GPU Configuration#

This page documents the technical specifications for GPU allocation, shared memory, and platform-specific limitations.

Requirements#

  • NVIDIA GPU available on the host system

  • Project container with CUDA installed (for GPU-enabled projects)

  • CUDA version in container must be compatible with host GPU drivers

  • Container runtime (Docker or Podman) configured for GPU access

GPU Allocation Specifications#

GPU Request Range#

The GPU request range has the following characteristics:

  • Valid values: 0 to 8

  • Behavior:

    • 0 GPUs: Container starts without GPU access (CPU-only mode)

    • 1-8 GPUs: Workbench checks available GPUs and reserves the requested number

Allocation Mechanism#

When a container starts with a GPU request, AI Workbench does the following:

  1. Checks an internal reference of available GPUs on the host.

  2. If enough GPUs are available, they are reserved and explicitly passed into the container.

  3. If not enough GPUs are available, the user is notified and the container will not start.

Shared Memory Configuration#

The shared memory configuration has the following characteristics:

  • Parameter: Shared Memory (in MiB (NVIDIA AI Workbench Glossary))

  • Purpose: Sets the size of /dev/shm in the container for inter-GPU communication.

  • When required: Should be configured when requesting more than 1 GPU.

  • Valid values: Positive integers representing mebibytes (NVIDIA AI Workbench Glossary).

  • Specification location: Project Tab > Project Container > Hardware in Desktop App, or execution.resources.sharedMemoryMB in spec.yaml.

CUDA Compatibility#

Container Requirements#

The container requirements for CUDA compatibility are:

  • CUDA Installation: The project container must have CUDA installed to use GPUs.

  • Version Compatibility: The CUDA version in the container must be compatible with the host’s GPU drivers. Incompatible versions will cause runtime errors.

AI Workbench uses the cuda_version field in the project specification (spec.yaml) to verify compatibility. If this field is incorrect or missing, GPU allocation may fail without clear warnings.

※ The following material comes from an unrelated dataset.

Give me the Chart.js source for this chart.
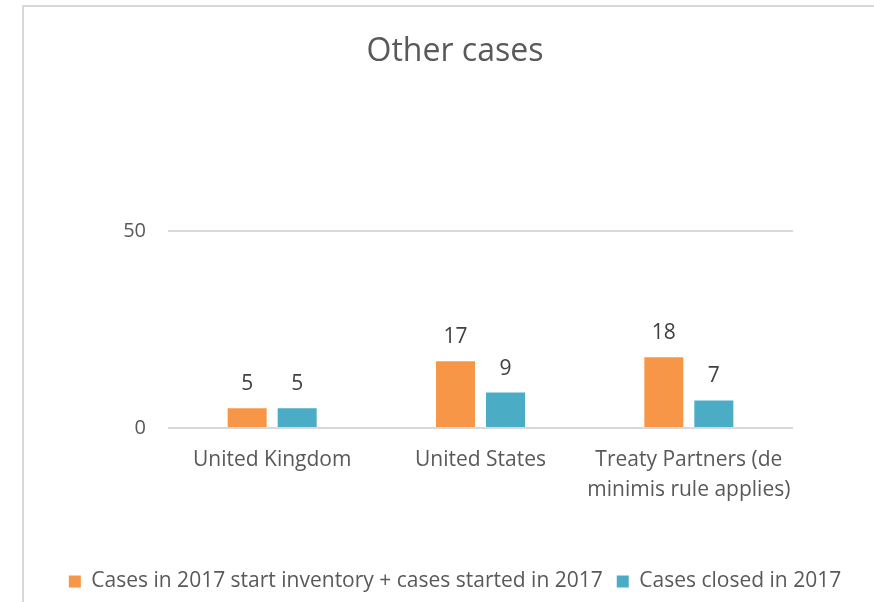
<!DOCTYPE html>
<html>
<head>
<meta charset="utf-8">
<script src="https://cdn.jsdelivr.net/npm/chart.js@4/dist/chart.umd.min.js"></script>
<style>
  html, body { margin: 0; padding: 0; background: #fff; overflow: hidden; }
  #frame {
    position: absolute; left: 22px; top: 5px; width: 900px; height: 700px;
    border-left: 2px solid #d9d9d9; border-top: 2px solid #d9d9d9;
  }
  #wrap { position: absolute; left: 0; top: 0; width: 910px; height: 602px; }
</style>
</head>
<body>
<div id="frame"></div>
<div id="wrap"><canvas id="otherCases"></canvas></div>
<script>
const categories = ['United Kingdom', 'United States', ['Treaty Partners (de', 'minimis rule applies)']];
const casesInventory = [5, 17, 18];
const casesClosed = [5, 9, 7];
const yTicks = [0, 50];

const FONT = "'Open Sans', 'Liberation Sans', sans-serif";

// draws the value above each bar
const barValues = {
    id: 'barValues',
    afterDatasetsDraw(chart) {
        const ctx = chart.ctx;
        ctx.save();
        ctx.font = '21px ' + FONT;
        ctx.fillStyle = '#404040';
        ctx.textAlign = 'center';
        ctx.textBaseline = 'middle';
        chart.data.datasets.forEach((ds, i) => {
            chart.getDatasetMeta(i).data.forEach((bar, j) => {
                ctx.fillText(ds.data[j], bar.x, bar.y - 24);
            });
        });
        ctx.restore();
    }
};

new Chart(document.getElementById('otherCases'), {
    type: 'bar',
    data: {
        labels: categories,
        datasets: [{
            label: 'Cases in 2017 start inventory + cases started in 2017',
            data: casesInventory,
            backgroundColor: '#F79646',
            categoryPercentage: 0.48,
            barPercentage: 0.78
        }, {
            label: 'Cases closed in 2017',
            data: casesClosed,
            backgroundColor: '#4BACC6',
            categoryPercentage: 0.48,
            barPercentage: 0.78
        }]
    },
    options: {
        responsive: true,
        maintainAspectRatio: false,
        animation: false,
        layout: {
            padding: { left: 0, right: 0, top: 0, bottom: 0 }
        },
        plugins: {
            title: {
                display: true,
                text: 'Other cases',
                color: '#595959',
                font: { family: FONT, size: 32, weight: 'normal', lineHeight: 1.2 },
                padding: { top: 33, bottom: 160 }
            },
            legend: {
                position: 'bottom',
                labels: {
                    color: '#595959',
                    font: { family: FONT, size: 21 },
                    boxWidth: 12,
                    boxHeight: 12,
                    padding: 14
                }
            },
            tooltip: { enabled: false }
        },
        scales: {
            x: {
                grid: { display: false, drawTicks: false },
                border: { display: false },
                ticks: {
                    color: '#595959',
                    font: { family: FONT, size: 21, lineHeight: 1.43 },
                    padding: 17,
                    maxRotation: 0
                },
                afterFit: (scale) => { scale.height = 129; }
            },
            y: {
                min: 0,
                max: 50,
                afterBuildTicks: (scale) => { scale.ticks = yTicks.map(v => ({ value: v })); },
                grid: { color: '#d9d9d9', lineWidth: 2, drawTicks: false },
                border: { display: false },
                ticks: {
                    color: '#595959',
                    font: { family: FONT, size: 20 },
                    padding: 22
                },
                afterFit: (scale) => { scale.width = 168; }
            },
            // empty spacer on the right so the plot stops where the original does
            spacer: {
                position: 'right',
                grid: { display: false, drawTicks: false },
                border: { display: false },
                ticks: { display: false },
                afterFit: (scale) => { scale.width = 117; }
            }
        }
    },
    plugins: [barValues]
});
</script>
</body>
</html>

Platform-Specific Behavior#

Windows GPU Allocation Limitation#

Limitation: On Windows, if you request 1 GPU, all GPUs are passed into the container due to a Windows driver limitation.

Example:

If you have a Windows system with 4 GPUs and you request 1 GPU for a project, all 4 GPUs will be passed into the container.

Impact:

  • You cannot restrict a Windows project to a subset of available GPUs.

  • All GPUs on the system will be accessible to the container when any GPU request is made.

  • This limitation does not affect Linux or macOS.

Ubuntu Behavior#

GPU requests work as expected on Ubuntu.

  • Requesting 1 GPU passes exactly 1 GPU into the container.

  • Requesting N GPUs passes exactly N GPUs (if available).

  • You can restrict projects to specific GPU counts.

Project Containers vs Multi-Container Environments#

Single-Container Projects#

Single-container projects have the following characteristics:

  • Configuration method: Desktop App or CLI

  • Options available: * Number of Desired GPUs (0-8) * Shared Memory (MiB)

  • Location: Project Tab > Project Container > Hardware

Multi-Container Environments (Compose)#

Multi-container environments (Compose) have the following characteristics:

  • Configuration method: Compose file specification.

  • Format: Use deploy.resources.reservations.devices in the service definition.

  • Documentation: See Multi-Container Environments (Docker Compose) for complete GPU configuration details in multi-container environments.

  • Key difference: GPU allocation in compose files uses a different syntax and is configured per-service rather than per-project.